L’Opera porta male? Solo se cantata male
Parma apre con «La forza del destino»
ELZEVIRO
L’Opera porta male? Solo se cantata male
Parma apre con «La forza del destino»
«Il gran teatro del mondo». Questa citazione ben si attaglia a definire l’Opera più eteroclita di Verdi, La forza del destino, tuttavia uno dei suoi capolavori. Non v’è unità di tempo, di luogo e d’azione. I personaggi sono sballottati dalla Spagna all’Italia fra cori di mulattieri e loro clienti, preghiere di pellegrini «che vanno al giubileo», preghiere di frati in convento, cori di soldati guidati da una zingara indovina (Rataplan). L’Opera stessa fu sballottata e rifatta. Tratta da un Dramma del duca di Rivas, venne commissionata a Verdi da Pietroburgo. Nel finale, giusta l’originale spagnolo, il tenore si precipita bestemmiando in un crepaccio che mena diritto all’inferno. Qui si abusa, diceva Totò. Verdi volle darne una versione definitiva, per fortuna, e sebbene anch’essa si termini con un’ecatombe la voce dello spirito religioso la fa spegner pianissimo in modo meditativo e commovente.

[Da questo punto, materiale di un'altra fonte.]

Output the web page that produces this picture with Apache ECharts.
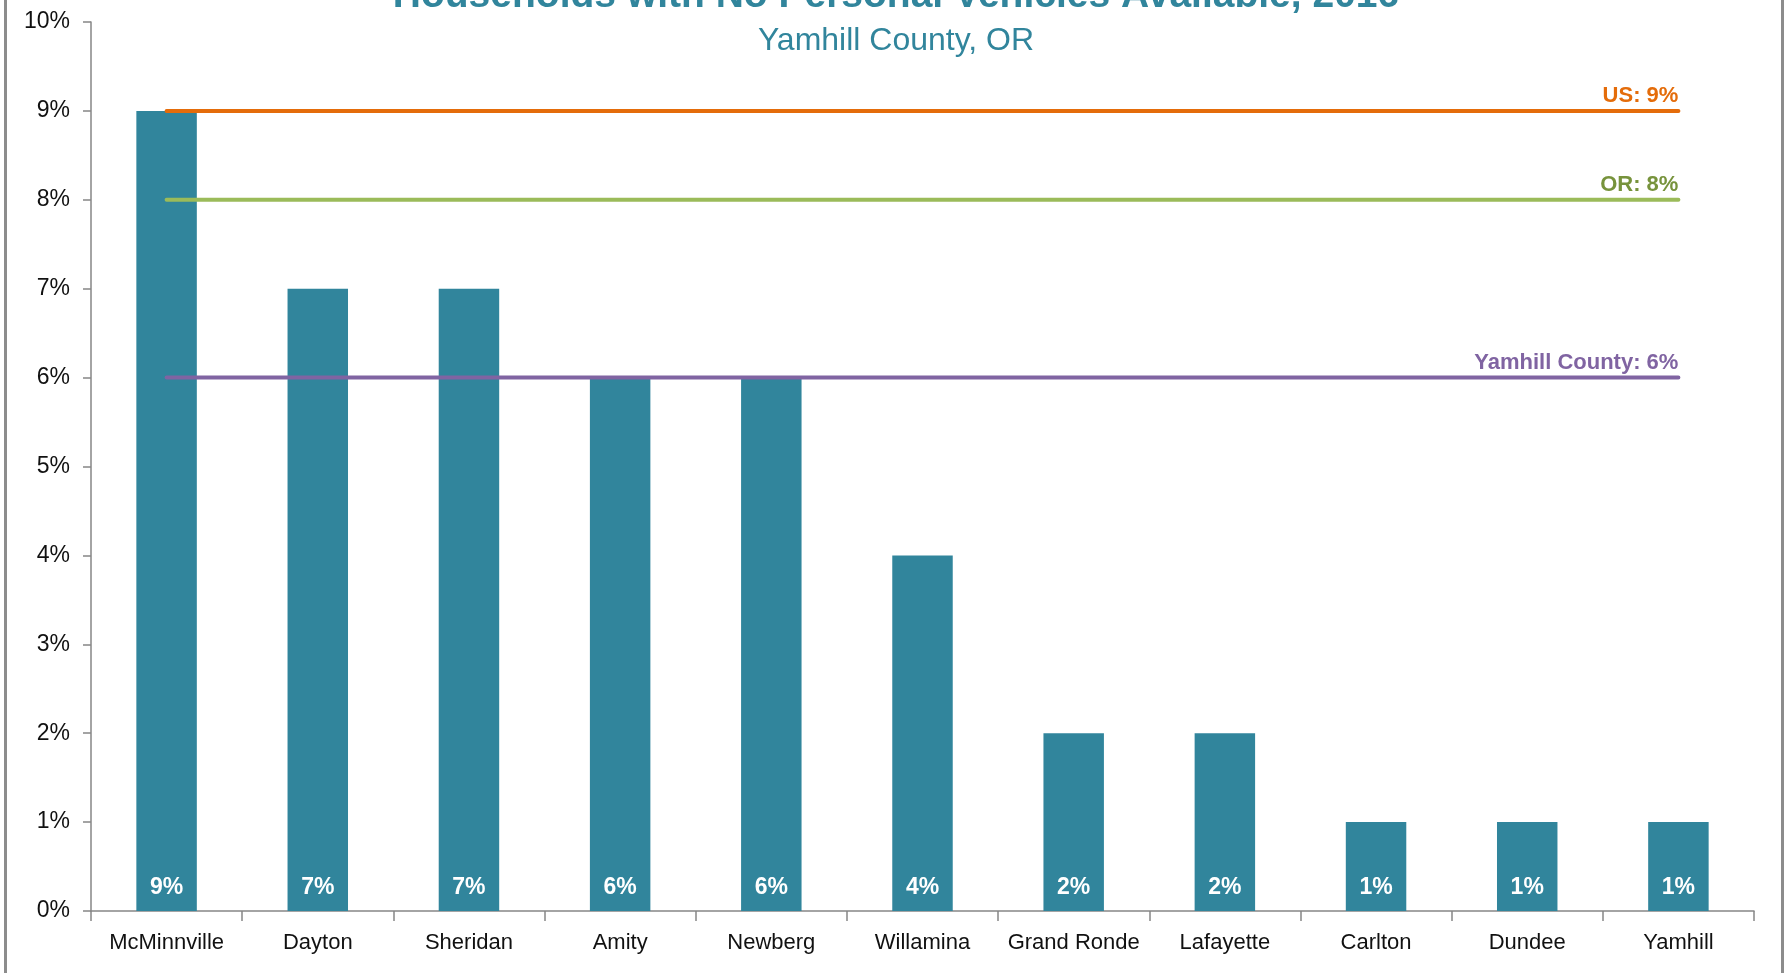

La mancanza di unità va combattuta dall’intuizione del direttore d’orchestra. Quando Gino Marinuzzi la incise nel 1942, lasciando una delle più importanti testimonianze della storia del disco, pretese che l’incisione avvenisse tutta di fila, come a teatro, perché solo così poteva imprimersi negli interpreti una partecipazione all’assurda vicenda. Un Amico carissimo mi ha insegnato tra l’altro questo: che il direttore, mentre il marchese di Calatrava apre l’Opera col fatidico «Buona notte, mia figlia» già deve pensare a «Non imprecare, umiliati», lo stupendo cantabile con che il Padre Guardiano la chiude.
Con La forza del destino s’è inaugurata la stagione del Teatro Regio di Parma. Trattandosi di Opera corale i primi elogi vanno alla magnifica prestazione del Coro diretto dal maestro Martino Faggiani: è difficile ascoltare un La vergine degli angeli così etereo e luminoso, un Rataplan così leggero e variato negli accenti e nelle oscillazioni ritmiche che il direttore Gianluigi Gelmetti giustamente adotta. Quanto al concertatore, non so se dirigesse il capolavoro per la prima volta. Sembrava l’avesse diretto sempre, tanta era l’esperienza e la solidità che manifestava, la perfezione negli accompagnamenti, la tensione verso la sintesi.
Alcuni cretini ritengono da generazioni che quest’Opera sia di mal augurio. Ogni mio giudizio come critico musicale è opinabile, ma quando si tratta di casi di jettatura superiorem non recognosco. E cito la battuta del maestro Tullio Serafin che diceva il capolavoro portare male quando non c’è un buon tenore, un buon soprano, un buon baritono, un buon mezzosoprano, un buon «baritono brillante». La compagnia di canto è scelta con cura. Dimitra Theodossiou è stata applauditissima per la passione della sua interpretazione che non si avvale di abuso di «vibrato». Vladimir Stoyanov, con dizione perfetta ed energia, sembra l’erede di Leo Nucci. Aquiles Machado è un Don Alvaro capace anche di cantare piano. Roberto Scandiuzzi è un degno Padre Guardiano. Carlo Lepore è un Melitone finissimo che accentua la malignità e la forza fisica del personaggio confutando in rebus la sciocca opinione di chi vede in lui una parentela con Don Abbondio, malgrado la venerazione che Verdi portava al Manzoni. La sola Mariana Pentcheva è parsa in difficoltà nel Rataplan.
Regia, scene, costumi, coreografia e luci si debbono a Stefano Poda. L’ambientazione, fascinosa alquanto, si basa sopra grandi pannelli mobili istoriati. La recitazione dei cantanti, tranne Curra (Adriana Di Paola) è curatissima. Le coreografie effettuate dal coro suscitano perplessità. Gli effetti della combinazione dei pannelli sono geniali.
Da ultimo un elogio al primo clarinetto Stefano Franceschini per i suoi begli interventi solistici.